Overall exposure holds detail across the hillsides without significant clipping, and the brighter sunlit slopes retain texture rather than blowing out. The sky is a touch flat but not lost. The main issue is the darkened corners from the heavy vignette, which crush shadow detail unnaturally at the edges and pull attention inward too forcefully. The midtones sit a little muddy overall, and lifting them slightly would reveal more of the terrain's structure. Broadly a competent exposure fighting an aggressive post-processing decision rather than a capture fault.
This is where the image struggles most. The grade pushes toward a desaturated, slightly grimy olive-and-grey palette that mutes the greens and leaves the whole frame feeling murky. The heavy vignette compounds it, tinting the corners toward brown. White balance leans cool and dull in the sky against warmer, dirty midtones, and the contrast is low enough to sap the terrain of punch. A cleaner, more natural rendering with restored green saturation and a gentler vignette would let the landscape read as vivid rather than processed.

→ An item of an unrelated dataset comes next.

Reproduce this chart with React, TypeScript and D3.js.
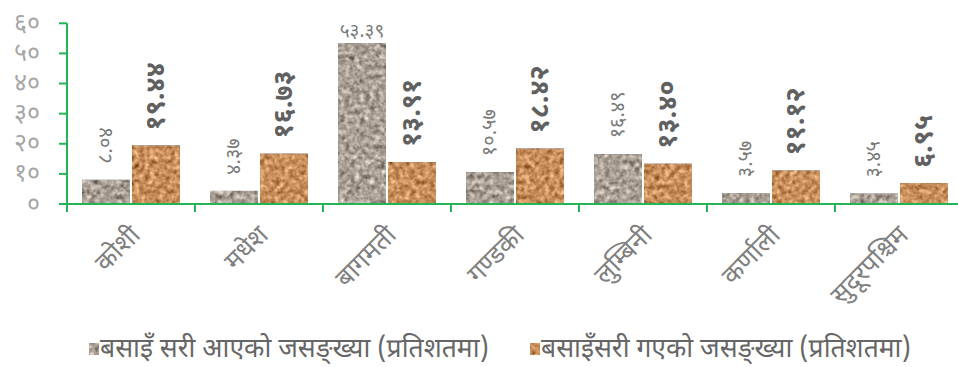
import React from 'react';
import * as d3 from 'd3';

const categories = ['कोशी', 'मधेश', 'बागमती', 'गण्डकी', 'लुम्बिनी', 'कर्णाली', 'सुदूरपश्चिम'];
const inValues = [8.04, 4.37, 53.39, 10.57, 16.49, 3.57, 3.45];
const inLabels = ['८.०४', '४.३७', '५३.३९', '१०.५७', '१६.४९', '३.५७', '३.४५'];
const outValues = [19.44, 16.73, 13.91, 18.42, 13.4, 11.12, 6.95];
const outLabels = ['१९.४४', '१६.७३', '१३.९१', '१८.४२', '१३.४०', '११.१२', '६.९५'];
const yTicks = [0, 10, 20, 30, 40, 50, 60];
const yTickLabels = ['०', '१०', '२०', '३०', '४०', '५०', '६०'];
const seriesNames = ['बसाइँ सरी आएको जसङ्ख्या (प्रतिशतमा)', 'बसाइँसरी गएको जसङ्ख्या (प्रतिशतमा)'];

const W = 958;
const H = 367;
const AXIS = '#22b455';
const FONT = "'Noto Sans Devanagari', 'Noto Sans', sans-serif";

export default function App() {
  const x0 = 67;
  const step = 128;
  const x = d3.scaleBand<string>().domain(categories).range([x0, x0 + step * categories.length]).padding(0);
  const sub = d3.scaleBand<number>().domain([0, 1]).range([15, 113]).paddingInner(0.04).paddingOuter(0);
  const y = d3.scaleLinear().domain([0, 60]).range([204, 23.3]);
  const bw = sub.bandwidth();

  return (
    <svg width={W} height={H} style={{ position: 'absolute', left: 0, top: 0, background: '#fff' }}>
      <defs>
        <filter id="texGray" x="0" y="0" width="1" height="1" colorInterpolationFilters="sRGB">
          <feTurbulence type="fractalNoise" baseFrequency="0.2" numOctaves="2" seed="4" result="n" />
          <feColorMatrix in="n" type="matrix" values="0.33 0.33 0.33 0 0  0.33 0.33 0.33 0 0  0.33 0.33 0.33 0 0  0 0 0 0 1" result="g" />
          <feComposite in="SourceGraphic" in2="g" operator="arithmetic" k1="0" k2="1" k3="1.2" k4="-0.6" result="c" />
          <feComposite in="c" in2="SourceGraphic" operator="in" />
        </filter>
        <filter id="texOrange" x="0" y="0" width="1" height="1" colorInterpolationFilters="sRGB">
          <feTurbulence type="fractalNoise" baseFrequency="0.2" numOctaves="2" seed="9" result="n" />
          <feColorMatrix in="n" type="matrix" values="0.33 0.33 0.33 0 0  0.33 0.33 0.33 0 0  0.33 0.33 0.33 0 0  0 0 0 0 1" result="g" />
          <feComposite in="SourceGraphic" in2="g" operator="arithmetic" k1="0" k2="1" k3="1.1" k4="-0.55" result="c" />
          <feComposite in="c" in2="SourceGraphic" operator="in" />
        </filter>
      </defs>

      {/* y axis tick labels */}
      {yTicks.map((t, i) => (
        <text key={'yl' + i} x={40} y={y(t)} dy="0.3em" textAnchor="end" fontSize={25} fill="#a6a6a6" fontFamily={FONT}>
          {yTickLabels[i]}
        </text>
      ))}

      {/* bars */}
      {categories.map((c, i) => {
        const bx = x(c)!;
        const h0 = y(0) - y(inValues[i]);
        const h1 = y(0) - y(outValues[i]);
        return (
          <g key={'b' + i}>
            <rect x={bx + sub(0)!} y={y(inValues[i])} width={bw} height={h0} fill="#aba197" filter="url(#texGray)" />
            <rect x={bx + sub(1)!} y={y(outValues[i])} width={bw} height={h1} fill="#c98f5c" filter="url(#texOrange)" />
          </g>
        );
      })}

      {/* data labels */}
      {categories.map((c, i) => {
        const bx = x(c)!;
        const cx0 = bx + sub(0)! + bw / 2;
        const cx1 = bx + sub(1)! + bw / 2;
        const ty0 = y(inValues[i]) - 16;
        const ty1 = y(outValues[i]) - 15;
        return (
          <g key={'l' + i}>
            {inValues[i] > 40 ? (
              <text x={cx0} y={y(inValues[i]) - 6} textAnchor="middle" fontSize={19} fill="#7a7a7a" fontFamily={FONT}>
                {inLabels[i]}
              </text>
            ) : (
              <text transform={`translate(${cx0},${ty0}) rotate(-90)`} dy="0.3em" fontSize={20} fill="#7a7a7a" fontFamily={FONT}>
                {inLabels[i]}
              </text>
            )}
            <text transform={`translate(${cx1},${ty1}) rotate(-90)`} dy="0.3em" fontSize={27} fontWeight="bold" fill="#606060" fontFamily={FONT}>
              {outLabels[i]}
            </text>
          </g>
        );
      })}

      {/* axes */}
      <line x1={x0} x2={x0} y1={y(60)} y2={212} stroke={AXIS} strokeWidth={2} />
      {yTicks.map((t, i) => (
        <line key={'yt' + i} x1={x0 - 8} x2={x0} y1={y(t)} y2={y(t)} stroke={AXIS} strokeWidth={2} />
      ))}
      <line x1={x0} x2={W} y1={y(0)} y2={y(0)} stroke={AXIS} strokeWidth={2} />
      {categories.map((c, i) => (
        <line key={'xt' + i} x1={x(c)! + step} x2={x(c)! + step} y1={y(0)} y2={212} stroke={AXIS} strokeWidth={2} />
      ))}

      {/* category labels */}
      {categories.map((c, i) => {
        const cx = x(c)! + step / 2 - 3;
        return (
          <text key={'c' + i} transform={`translate(${cx},${223}) rotate(-45)`} textAnchor="end" dy="0.75em" fontSize={26} fill="#7f7f7f" fontFamily={FONT}>
            {c}
          </text>
        );
      })}

      {/* legend */}
      <rect x={89} y={343} width={10} height={12} fill="#aba197" filter="url(#texGray)" />
      <text x={100} y={357} fontSize={26.5} fill="#666" fontFamily={FONT}>{seriesNames[0]}</text>
      <rect x={530} y={343} width={10} height={12} fill="#c98f5c" filter="url(#texOrange)" />
      <text x={541} y={357} fontSize={26.5} fill="#666" fontFamily={FONT}>{seriesNames[1]}</text>
    </svg>
  );
}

Sharpness across the ridgelines is solid, with fine detail holding on the rocky outcrops and grass texture visible on the nearer slopes, suggesting a well-chosen aperture and a steady capture. Depth of field is deep and appropriate for the subject, keeping foreground and distant peak equally crisp. The focal length compresses the layers nicely, enhancing the sense of stacked ridges. Noise is well controlled in the midtones, though the darkened corners hide whatever detail lived there. The visible softness toward the very top of the frame is atmospheric haze rather than a focus error. The main technical caveat is the post-processing: the heavy vignette and muddy grade are execution choices that undercut an otherwise clean capture. Dialing those back would let the underlying sharpness and detail speak. Nothing here points to a capture flaw — the raw material is technically sound and simply over-processed in the finish.